*Provided information*.
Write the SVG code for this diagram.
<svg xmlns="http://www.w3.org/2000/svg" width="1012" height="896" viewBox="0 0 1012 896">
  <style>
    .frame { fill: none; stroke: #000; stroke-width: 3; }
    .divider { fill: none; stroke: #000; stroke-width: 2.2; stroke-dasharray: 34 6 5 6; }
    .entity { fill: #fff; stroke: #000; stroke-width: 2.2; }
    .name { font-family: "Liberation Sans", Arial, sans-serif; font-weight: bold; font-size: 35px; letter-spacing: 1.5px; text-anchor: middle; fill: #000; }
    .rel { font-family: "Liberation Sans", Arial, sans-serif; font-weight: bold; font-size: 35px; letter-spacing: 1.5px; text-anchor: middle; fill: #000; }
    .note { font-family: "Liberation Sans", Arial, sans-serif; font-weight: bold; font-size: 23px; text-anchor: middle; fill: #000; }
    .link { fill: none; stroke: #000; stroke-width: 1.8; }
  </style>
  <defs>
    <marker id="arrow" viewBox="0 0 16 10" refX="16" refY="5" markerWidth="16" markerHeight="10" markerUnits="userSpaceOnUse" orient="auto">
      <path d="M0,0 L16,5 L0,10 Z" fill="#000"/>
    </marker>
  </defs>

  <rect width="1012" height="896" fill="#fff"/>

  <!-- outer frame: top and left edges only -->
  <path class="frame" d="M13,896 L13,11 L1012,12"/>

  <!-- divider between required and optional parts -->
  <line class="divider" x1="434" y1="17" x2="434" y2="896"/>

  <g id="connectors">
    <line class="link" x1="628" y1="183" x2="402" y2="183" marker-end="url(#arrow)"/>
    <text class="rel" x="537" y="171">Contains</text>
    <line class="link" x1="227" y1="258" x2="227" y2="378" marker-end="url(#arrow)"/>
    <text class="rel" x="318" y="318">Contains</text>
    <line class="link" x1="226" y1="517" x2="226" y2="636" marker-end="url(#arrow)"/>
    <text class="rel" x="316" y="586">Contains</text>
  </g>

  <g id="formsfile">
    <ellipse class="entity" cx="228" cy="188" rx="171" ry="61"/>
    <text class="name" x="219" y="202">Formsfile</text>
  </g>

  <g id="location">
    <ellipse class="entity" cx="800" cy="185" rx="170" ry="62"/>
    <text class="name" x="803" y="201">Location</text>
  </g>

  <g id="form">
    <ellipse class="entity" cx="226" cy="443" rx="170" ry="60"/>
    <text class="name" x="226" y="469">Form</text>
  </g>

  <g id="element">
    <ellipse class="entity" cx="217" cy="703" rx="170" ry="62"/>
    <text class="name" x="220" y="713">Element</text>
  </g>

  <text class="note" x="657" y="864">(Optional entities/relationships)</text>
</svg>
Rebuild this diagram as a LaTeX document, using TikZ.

*Short exercise*.
Working from the material above, retype it in its entirety without change.

*Answer for the task*.
Write the SVG code for this diagram.
<svg xmlns="http://www.w3.org/2000/svg" width="1012" height="896" viewBox="0 0 1012 896">
  <style>
    .frame { fill: none; stroke: #000; stroke-width: 3; }
    .divider { fill: none; stroke: #000; stroke-width: 2.2; stroke-dasharray: 34 6 5 6; }
    .entity { fill: #fff; stroke: #000; stroke-width: 2.2; }
    .name { font-family: "Liberation Sans", Arial, sans-serif; font-weight: bold; font-size: 35px; letter-spacing: 1.5px; text-anchor: middle; fill: #000; }
    .rel { font-family: "Liberation Sans", Arial, sans-serif; font-weight: bold; font-size: 35px; letter-spacing: 1.5px; text-anchor: middle; fill: #000; }
    .note { font-family: "Liberation Sans", Arial, sans-serif; font-weight: bold; font-size: 23px; text-anchor: middle; fill: #000; }
    .link { fill: none; stroke: #000; stroke-width: 1.8; }
  </style>
  <defs>
    <marker id="arrow" viewBox="0 0 16 10" refX="16" refY="5" markerWidth="16" markerHeight="10" markerUnits="userSpaceOnUse" orient="auto">
      <path d="M0,0 L16,5 L0,10 Z" fill="#000"/>
    </marker>
  </defs>

  <rect width="1012" height="896" fill="#fff"/>

  <!-- outer frame: top and left edges only -->
  <path class="frame" d="M13,896 L13,11 L1012,12"/>

  <!-- divider between required and optional parts -->
  <line class="divider" x1="434" y1="17" x2="434" y2="896"/>

  <g id="connectors">
    <line class="link" x1="628" y1="183" x2="402" y2="183" marker-end="url(#arrow)"/>
    <text class="rel" x="537" y="171">Contains</text>
    <line class="link" x1="227" y1="258" x2="227" y2="378" marker-end="url(#arrow)"/>
    <text class="rel" x="318" y="318">Contains</text>
    <line class="link" x1="226" y1="517" x2="226" y2="636" marker-end="url(#arrow)"/>
    <text class="rel" x="316" y="586">Contains</text>
  </g>

  <g id="formsfile">
    <ellipse class="entity" cx="228" cy="188" rx="171" ry="61"/>
    <text class="name" x="219" y="202">Formsfile</text>
  </g>

  <g id="location">
    <ellipse class="entity" cx="800" cy="185" rx="170" ry="62"/>
    <text class="name" x="803" y="201">Location</text>
  </g>

  <g id="form">
    <ellipse class="entity" cx="226" cy="443" rx="170" ry="60"/>
    <text class="name" x="226" y="469">Form</text>
  </g>

  <g id="element">
    <ellipse class="entity" cx="217" cy="703" rx="170" ry="62"/>
    <text class="name" x="220" y="713">Element</text>
  </g>

  <text class="note" x="657" y="864">(Optional entities/relationships)</text>
</svg>
Rebuild this diagram as a LaTeX document, using TikZ.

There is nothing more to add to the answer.